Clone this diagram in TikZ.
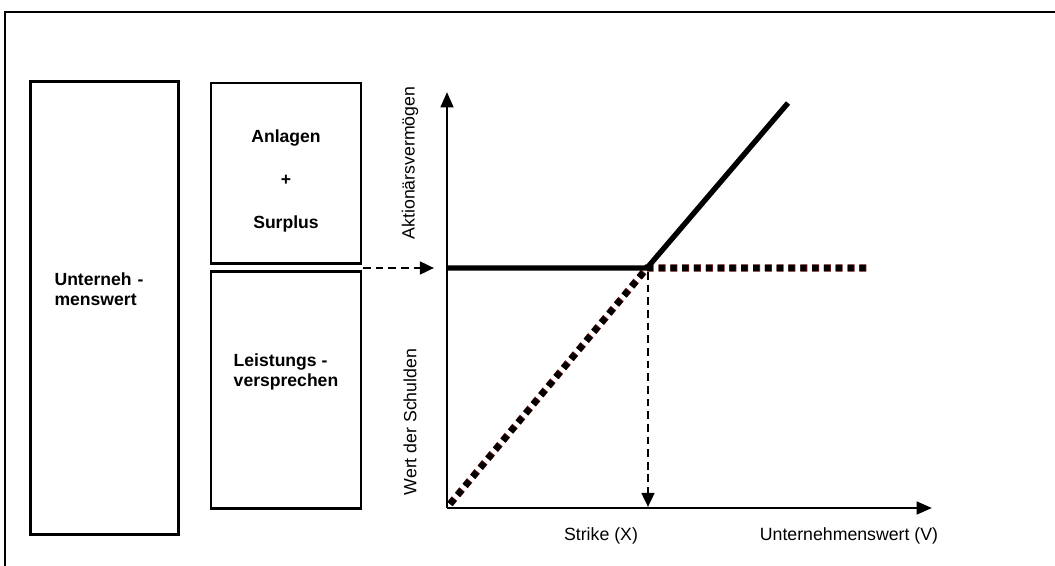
\documentclass[tikz,border=0pt]{standalone}
\usepackage{fontspec}
\setmainfont{Liberation Sans}
\usetikzlibrary{arrows.meta}
\definecolor{debtred}{RGB}{110,20,20}
\tikzstyle{block} = [rectangle, draw=black, line width=2.1pt, inner sep=0pt]
\tikzstyle{boxtext} = [font=\bfseries\fontsize{12.5}{14.5}\selectfont, align=left]
\tikzstyle{axis} = [line width=2pt, -{Triangle[length=11pt, width=9pt]}]
\tikzstyle{payoff} = [line width=3.8pt, line join=miter]
\tikzstyle{debt} = [line width=4.4pt, draw=black, dash pattern=on 4.4pt off 4pt, preaction={draw=debtred, line width=5pt, dash pattern=on 5pt off 3.4pt}]
\tikzstyle{guide} = [line width=1.9pt, dash pattern=on 5.5pt off 3.5pt, -{Triangle[length=10pt, width=9pt]}]
\tikzstyle{label} = [font=\fontsize{12.6}{14}\selectfont]

\begin{document}
\begin{tikzpicture}[x=0.025cm, y=-0.025cm]
\useasboundingbox (0,0) rectangle (1055,566);
\draw [line width=1.5pt] (5,12) rectangle (1075,590);

\node (firm) [block, minimum width=3.68cm, minimum height=11.3cm] at (104.5,308) {};
\node (firmtext) [boxtext] at (99,289) {Unterneh\,\,-\\menswert};
\node (assets) [block, minimum width=3.75cm, minimum height=4.5cm] at (286,173) {};
\node (assetstext) [boxtext, align=center, font=\bfseries\fontsize{12.5}{30.5}\selectfont] at (286,181) {Anlagen\\+\\Surplus};
\node (promise) [block, minimum width=3.75cm, minimum height=5.9cm] at (286,390) {};
\node (promisetext) [boxtext] at (286,372) {Leistungs -\\versprechen};

\coordinate (O) at (447,508);
\coordinate (ytip) at (447,92);
\coordinate (xtip) at (932,508);
\coordinate (level) at (447,268);
\coordinate (kink) at (647,268);
\coordinate (upper) at (788,103);
\coordinate (flat) at (870,268);
\coordinate (dstart) at (450,504);
\coordinate (gap) at (363,268);
\coordinate (gapend) at (434,268);
\coordinate (strike) at (648,272);
\coordinate (strikeend) at (648,507);

\draw [axis] (O) -- (ytip);
\draw [axis] (O) -- (xtip);

\node (shareholders) [label, rotate=90] at (410,163) {Aktionärsvermögen};
\node (debtvalue) [label, rotate=90] at (410,422) {Wert der Schulden};
\node (strikelabel) [label] at (601,536) {Strike (X)};
\node (firmvalue) [label] at (849,536) {Unternehmenswert (V)};

\draw [debt] (dstart) -- (kink) -- (flat);
\draw [payoff] (level) -- (kink) -- (upper);
\draw [guide] (gap) -- (gapend);
\draw [guide] (strike) -- (strikeend);

\end{tikzpicture}
\end{document}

> REQUIRED WORK
Please transcribe the material above exactly as written. Leave the pictures out.

> TASK OUTPUT
Clone this diagram in TikZ.
\documentclass[tikz,border=0pt]{standalone}
\usepackage{fontspec}
\setmainfont{Liberation Sans}
\usetikzlibrary{arrows.meta}
\definecolor{debtred}{RGB}{110,20,20}
\tikzstyle{block} = [rectangle, draw=black, line width=2.1pt, inner sep=0pt]
\tikzstyle{boxtext} = [font=\bfseries\fontsize{12.5}{14.5}\selectfont, align=left]
\tikzstyle{axis} = [line width=2pt, -{Triangle[length=11pt, width=9pt]}]
\tikzstyle{payoff} = [line width=3.8pt, line join=miter]
\tikzstyle{debt} = [line width=4.4pt, draw=black, dash pattern=on 4.4pt off 4pt, preaction={draw=debtred, line width=5pt, dash pattern=on 5pt off 3.4pt}]
\tikzstyle{guide} = [line width=1.9pt, dash pattern=on 5.5pt off 3.5pt, -{Triangle[length=10pt, width=9pt]}]
\tikzstyle{label} = [font=\fontsize{12.6}{14}\selectfont]

\begin{document}
\begin{tikzpicture}[x=0.025cm, y=-0.025cm]
\useasboundingbox (0,0) rectangle (1055,566);
\draw [line width=1.5pt] (5,12) rectangle (1075,590);

\node (firm) [block, minimum width=3.68cm, minimum height=11.3cm] at (104.5,308) {};
\node (firmtext) [boxtext] at (99,289) {Unterneh\,\,-\\menswert};
\node (assets) [block, minimum width=3.75cm, minimum height=4.5cm] at (286,173) {};
\node (assetstext) [boxtext, align=center, font=\bfseries\fontsize{12.5}{30.5}\selectfont] at (286,181) {Anlagen\\+\\Surplus};
\node (promise) [block, minimum width=3.75cm, minimum height=5.9cm] at (286,390) {};
\node (promisetext) [boxtext] at (286,372) {Leistungs -\\versprechen};

\coordinate (O) at (447,508);
\coordinate (ytip) at (447,92);
\coordinate (xtip) at (932,508);
\coordinate (level) at (447,268);
\coordinate (kink) at (647,268);
\coordinate (upper) at (788,103);
\coordinate (flat) at (870,268);
\coordinate (dstart) at (450,504);
\coordinate (gap) at (363,268);
\coordinate (gapend) at (434,268);
\coordinate (strike) at (648,272);
\coordinate (strikeend) at (648,507);

\draw [axis] (O) -- (ytip);
\draw [axis] (O) -- (xtip);

\node (shareholders) [label, rotate=90] at (410,163) {Aktionärsvermögen};
\node (debtvalue) [label, rotate=90] at (410,422) {Wert der Schulden};
\node (strikelabel) [label] at (601,536) {Strike (X)};
\node (firmvalue) [label] at (849,536) {Unternehmenswert (V)};

\draw [debt] (dstart) -- (kink) -- (flat);
\draw [payoff] (level) -- (kink) -- (upper);
\draw [guide] (gap) -- (gapend);
\draw [guide] (strike) -- (strikeend);

\end{tikzpicture}
\end{document}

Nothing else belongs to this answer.